When to Use Hash Clusters

This section helps you decide when to use hash clusters by contrasting situations where hashing is most useful against situations where there is no advantage. If you find your decision is to use indexing rather than hashing, then you should consider whether to store a table individually or as part of a cluster.


Even if you decide to use hashing, a table can still have separate indexes on any columns, including the cluster key.

Situations Where Hashing Is Useful

Hashing is useful when you have the following conditions:

  • Most queries are equality queries on the cluster key:

    SELECT ... WHERE cluster_key = ...;

    In such cases, the cluster key in the equality condition is hashed, and the corresponding hash key is usually found with a single read. In comparison, for an indexed table the key value must first be found in the index (usually several reads), and then the row is read from the table (another read).

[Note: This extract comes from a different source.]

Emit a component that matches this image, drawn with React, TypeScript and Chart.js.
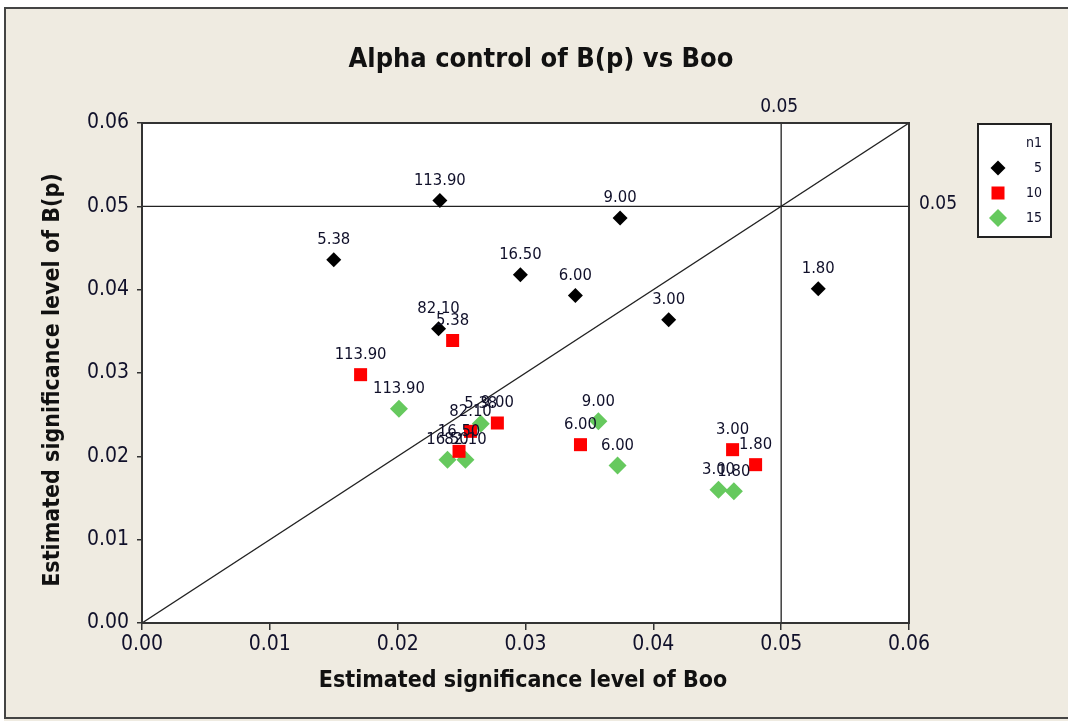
import React, { useEffect, useRef } from 'react';
import { Chart, registerables } from 'chart.js';

Chart.register(...registerables);

const FONT = '"DejaVu Sans Condensed", "DejaVu Sans", sans-serif';

const TITLE = 'Alpha control of B(p) vs Boo';
const X_TITLE = 'Estimated significance level of Boo';
const Y_TITLE = 'Estimated significance level of B(p)';
const LEGEND_TITLE = 'n1';

const tickValues = [0, 0.01, 0.02, 0.03, 0.04, 0.05, 0.06];
const refLevel = 0.05;

const groups = ['5', '10', '15'];

const labels5 = ['5.38', '113.90', '82.10', '16.50', '6.00', '9.00', '3.00', '1.80'];
const x5 = [0.0150, 0.0233, 0.0232, 0.0296, 0.0339, 0.0374, 0.0412, 0.0529];
const y5 = [0.0436, 0.0507, 0.0353, 0.0418, 0.0393, 0.0486, 0.0364, 0.0401];

const labels10 = ['113.90', '5.38', '82.10', '16.50', '9.00', '6.00', '3.00', '1.80'];
const x10 = [0.0171, 0.0243, 0.0257, 0.0248, 0.0278, 0.0343, 0.0462, 0.0480];
const y10 = [0.0298, 0.0339, 0.0230, 0.0206, 0.0240, 0.0214, 0.0208, 0.0190];

const labels15 = ['113.90', '16.50', '82.10', '5.38', '9.00', '6.00', '3.00', '1.80'];
const x15 = [0.0201, 0.0239, 0.0253, 0.0265, 0.0357, 0.0372, 0.0451, 0.0463];
const y15 = [0.0257, 0.0196, 0.0196, 0.0239, 0.0242, 0.0189, 0.0160, 0.0158];

const toPoints = (xs: number[], ys: number[]) => xs.map((x, i) => ({ x, y: ys[i] }));

const BEIGE = '#EFEBE1';
const TEXT = '#10102a';

const decorPlugin = {
  id: 'decor',
  beforeDraw(chart: any) {
    const { ctx, width, height, chartArea } = chart;
    ctx.save();
    ctx.fillStyle = '#ffffff';
    ctx.fillRect(0, 0, width, height);
    ctx.fillStyle = BEIGE;
    ctx.fillRect(4, 7, width - 4, height - 7);
    ctx.strokeStyle = '#444';
    ctx.lineWidth = 2;
    ctx.strokeRect(5, 8, width + 10, height - 11);
    ctx.fillStyle = '#ffffff';
    ctx.fillRect(chartArea.left, chartArea.top, chartArea.right - chartArea.left, chartArea.bottom - chartArea.top);
    ctx.restore();
  },
  afterDatasetsDraw(chart: any) {
    const { ctx, chartArea } = chart;
    const xs = chart.scales.x;
    const ys = chart.scales.y;
    ctx.save();
    // point labels
    ctx.font = `16.5px ${FONT}`;
    ctx.fillStyle = TEXT;
    ctx.textAlign = 'center';
    ctx.textBaseline = 'middle';
    chart.data.datasets.forEach((ds: any, di: number) => {
      if (!ds.pointLabels) return;
      const meta = chart.getDatasetMeta(di);
      meta.data.forEach((el: any, i: number) => {
        ctx.fillText(ds.pointLabels[i], el.x, el.y - 20);
      });
    });
    // plot border
    ctx.strokeStyle = '#333';
    ctx.lineWidth = 2;
    ctx.strokeRect(chartArea.left, chartArea.top, chartArea.right - chartArea.left, chartArea.bottom - chartArea.top);
    // reference labels
    ctx.font = `19px ${FONT}`;
    ctx.fillStyle = TEXT;
    ctx.textAlign = 'center';
    ctx.fillText(refLevel.toFixed(2), xs.getPixelForValue(refLevel) - 2, chartArea.top - 16);
    ctx.textAlign = 'left';
    ctx.fillText(refLevel.toFixed(2), chartArea.right + 10, ys.getPixelForValue(refLevel) - 2);
    // title
    ctx.font = `bold 27px ${FONT}`;
    ctx.fillStyle = '#111';
    ctx.textAlign = 'center';
    ctx.fillText(TITLE, 541, 60);
    // axis titles
    ctx.font = `bold 23px ${FONT}`;
    ctx.fillText(X_TITLE, 523, 681);
    ctx.save();
    ctx.translate(53, 380);
    ctx.rotate(-Math.PI / 2);
    ctx.fillText(Y_TITLE, 0, 0);
    ctx.restore();
    // legend
    const lx = 978, ly = 124, lw = 73, lh = 113;
    ctx.fillStyle = '#ffffff';
    ctx.fillRect(lx, ly, lw, lh);
    ctx.strokeStyle = '#222';
    ctx.lineWidth = 2;
    ctx.strokeRect(lx, ly, lw, lh);
    ctx.font = `14px ${FONT}`;
    ctx.fillStyle = TEXT;
    ctx.textAlign = 'right';
    ctx.fillText(LEGEND_TITLE, 1042, 143);
    const rows = [168, 193, 218];
    chart.data.datasets.filter((d: any) => d.pointLabels).forEach((ds: any, i: number) => {
      const cy = rows[i];
      const cx = 998;
      ctx.fillStyle = ds.backgroundColor;
      const r = ds.pointRadius;
      ctx.beginPath();
      if (ds.pointStyle === 'rect') {
        const h = r * Math.SQRT1_2;
        ctx.rect(cx - h, cy - h, 2 * h, 2 * h);
      } else {
        ctx.moveTo(cx, cy - r);
        ctx.lineTo(cx + r, cy);
        ctx.lineTo(cx, cy + r);
        ctx.lineTo(cx - r, cy);
        ctx.closePath();
      }
      ctx.fill();
      ctx.fillStyle = TEXT;
      ctx.fillText(groups[i], 1042, cy);
    });
    ctx.restore();
  },
};

export default function App() {
  const ref = useRef<HTMLCanvasElement | null>(null);
  useEffect(() => {
    document.body.style.margin = '0';
    const canvas = ref.current!;
    const lineStyle = {
      showLine: true,
      pointRadius: 0,
      borderColor: '#222',
      borderWidth: 1.3,
      backgroundColor: '#222',
      order: 10,
    };
    const chart = new Chart(canvas, {
      type: 'scatter',
      data: {
        datasets: [
          {
            label: groups[0],
            data: toPoints(x5, y5),
            pointLabels: labels5,
            pointStyle: 'rectRot',
            pointRadius: 7.5,
            backgroundColor: '#000000',
            borderColor: '#000000',
            borderWidth: 0,
            order: 1,
          } as any,
          {
            label: groups[1],
            data: toPoints(x10, y10),
            pointLabels: labels10,
            pointStyle: 'rect',
            pointRadius: 9.2,
            backgroundColor: '#FF0000',
            borderColor: '#FF0000',
            borderWidth: 0,
            order: 2,
          } as any,
          {
            label: groups[2],
            data: toPoints(x15, y15),
            pointLabels: labels15,
            pointStyle: 'rectRot',
            pointRadius: 9,
            backgroundColor: '#66C95E',
            borderColor: '#66C95E',
            borderWidth: 0,
            order: 3,
          } as any,
          { label: 'diag', data: [{ x: tickValues[0], y: tickValues[0] }, { x: tickValues[6], y: tickValues[6] }], ...lineStyle } as any,
          { label: 'h', data: [{ x: tickValues[0], y: refLevel }, { x: tickValues[6], y: refLevel }], ...lineStyle } as any,
          { label: 'v', data: [{ x: refLevel, y: tickValues[0] }, { x: refLevel, y: tickValues[6] }], ...lineStyle } as any,
        ],
      },
      options: {
        animation: false,
        responsive: false,
        maintainAspectRatio: false,
        layout: { padding: { top: 123, right: 159, left: 0, bottom: 0 } },
        plugins: {
          legend: { display: false },
          tooltip: { enabled: false },
          title: { display: false },
        },
        scales: {
          x: {
            type: 'linear',
            min: 0,
            max: 0.06,
            afterFit: (s: any) => { s.height = 721 - 623; },
            afterBuildTicks: (s: any) => { s.ticks = tickValues.map((v) => ({ value: v })); },
            ticks: {
              callback: (v: any) => Number(v).toFixed(2),
              font: { family: FONT, size: 21 },
              color: TEXT,
              padding: 2,
              maxRotation: 0,
            },
            grid: { drawOnChartArea: false, drawTicks: true, tickLength: 7, color: '#333', lineWidth: 1.5 },
            border: { display: true, color: '#333', width: 2 },
          },
          y: {
            type: 'linear',
            min: 0,
            max: 0.06,
            afterFit: (s: any) => { s.width = 142; },
            afterBuildTicks: (s: any) => { s.ticks = tickValues.map((v) => ({ value: v })); },
            ticks: {
              callback: (v: any) => Number(v).toFixed(2),
              font: { family: FONT, size: 21 },
              color: TEXT,
              padding: 8,
            },
            grid: { drawOnChartArea: false, drawTicks: true, tickLength: 5, color: '#333', lineWidth: 1.5 },
            border: { display: true, color: '#333', width: 2 },
          },
        },
      },
      plugins: [decorPlugin],
    } as any);
    return () => chart.destroy();
  }, []);
  return (
    <div style={{ position: 'absolute', left: 0, top: 0, width: 1068, height: 721 }}>
      <canvas ref={ref} width={1068} height={721} style={{ width: 1068, height: 721, display: 'block' }} />
    </div>
  );
}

  • The tables in the hash cluster are primarily static in size so that you can determine the number of rows and amount of space required for the tables in the cluster. If tables in a hash cluster require more space than the initial allocation for the cluster, performance degradation can be substantial because overflow blocks are required.

Situations Where Hashing Is Not Advantageous

Hashing is not advantageous in the following situations:

  • Most queries on the table retrieve rows over a range of cluster key values. For example, in full table scans or queries such as the following, a hash function cannot be used to determine the location of specific hash keys. Instead, the equivalent of a full table scan must be done to fetch the rows for the query.

    SELECT . . . WHERE cluster_key < . . . ;

    With an index, key values are ordered in the index, so cluster key values that satisfy the WHERE clause of a query can be found with relatively few I/Os.

  • The table is not static, but instead is continually growing. If a table grows without limit, the space required over the life of the table (its cluster) cannot be predetermined.

  • Applications frequently perform full-table scans on the table and the table is sparsely populated. A full-table scan in this situation takes longer under hashing.

  • You cannot afford to preallocate the space that the hash cluster will eventually need.